• [EXERCISE GOAL] Your task is to print, exactly and only, the lines from the start of the entries below through the line with "series_label = 'Speedup". Include both ends, but skip the pictures.

• [ENTRIES PROVIDED]
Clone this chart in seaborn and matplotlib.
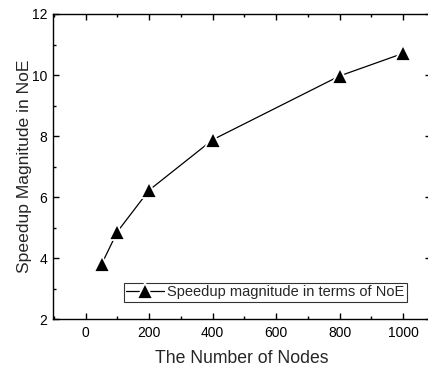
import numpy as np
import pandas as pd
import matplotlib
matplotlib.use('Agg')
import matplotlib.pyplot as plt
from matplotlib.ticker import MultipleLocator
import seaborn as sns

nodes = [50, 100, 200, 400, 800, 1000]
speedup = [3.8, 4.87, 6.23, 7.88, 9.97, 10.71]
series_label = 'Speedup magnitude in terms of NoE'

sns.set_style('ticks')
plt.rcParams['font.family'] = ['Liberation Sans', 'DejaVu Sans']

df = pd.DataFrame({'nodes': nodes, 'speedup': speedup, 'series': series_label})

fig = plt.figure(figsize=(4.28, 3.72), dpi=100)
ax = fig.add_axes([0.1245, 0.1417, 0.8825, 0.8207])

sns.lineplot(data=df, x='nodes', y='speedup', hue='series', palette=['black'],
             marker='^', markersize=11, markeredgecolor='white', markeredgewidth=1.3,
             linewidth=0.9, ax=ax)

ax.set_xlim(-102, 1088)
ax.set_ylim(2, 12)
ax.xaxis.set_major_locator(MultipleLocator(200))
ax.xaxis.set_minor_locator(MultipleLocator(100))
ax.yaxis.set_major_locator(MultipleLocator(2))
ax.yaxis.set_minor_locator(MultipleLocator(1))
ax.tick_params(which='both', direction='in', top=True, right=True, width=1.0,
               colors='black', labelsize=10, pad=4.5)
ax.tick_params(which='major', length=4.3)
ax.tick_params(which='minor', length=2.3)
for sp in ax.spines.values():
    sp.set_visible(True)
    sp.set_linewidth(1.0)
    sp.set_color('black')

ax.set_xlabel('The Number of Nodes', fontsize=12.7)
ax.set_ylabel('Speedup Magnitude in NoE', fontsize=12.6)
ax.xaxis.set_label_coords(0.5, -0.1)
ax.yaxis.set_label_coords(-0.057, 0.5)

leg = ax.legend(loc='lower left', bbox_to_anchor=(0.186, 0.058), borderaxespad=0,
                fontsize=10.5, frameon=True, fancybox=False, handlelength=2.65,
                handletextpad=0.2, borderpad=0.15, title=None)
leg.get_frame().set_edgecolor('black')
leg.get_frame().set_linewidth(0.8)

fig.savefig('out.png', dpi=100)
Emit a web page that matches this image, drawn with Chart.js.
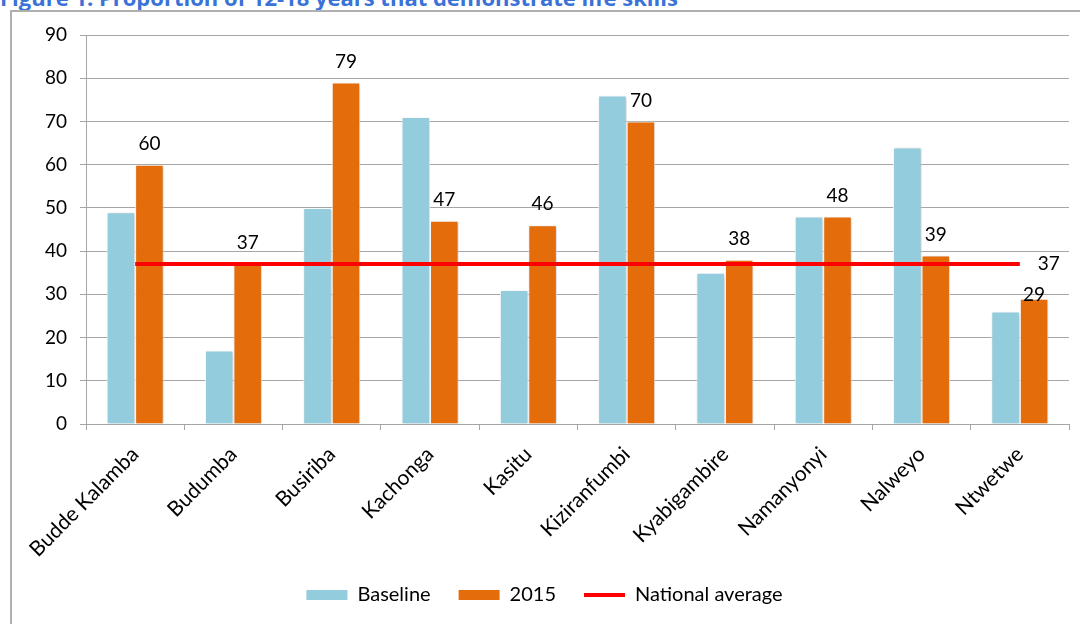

• [CORRECT OUTPUT]
Clone this chart in seaborn and matplotlib.
import numpy as np
import pandas as pd
import matplotlib
matplotlib.use('Agg')
import matplotlib.pyplot as plt
from matplotlib.ticker import MultipleLocator
import seaborn as sns

nodes = [50, 100, 200, 400, 800, 1000]
speedup = [3.8, 4.87, 6.23, 7.88, 9.97, 10.71]
series_label = 'Speedup magnitude in terms of NoE'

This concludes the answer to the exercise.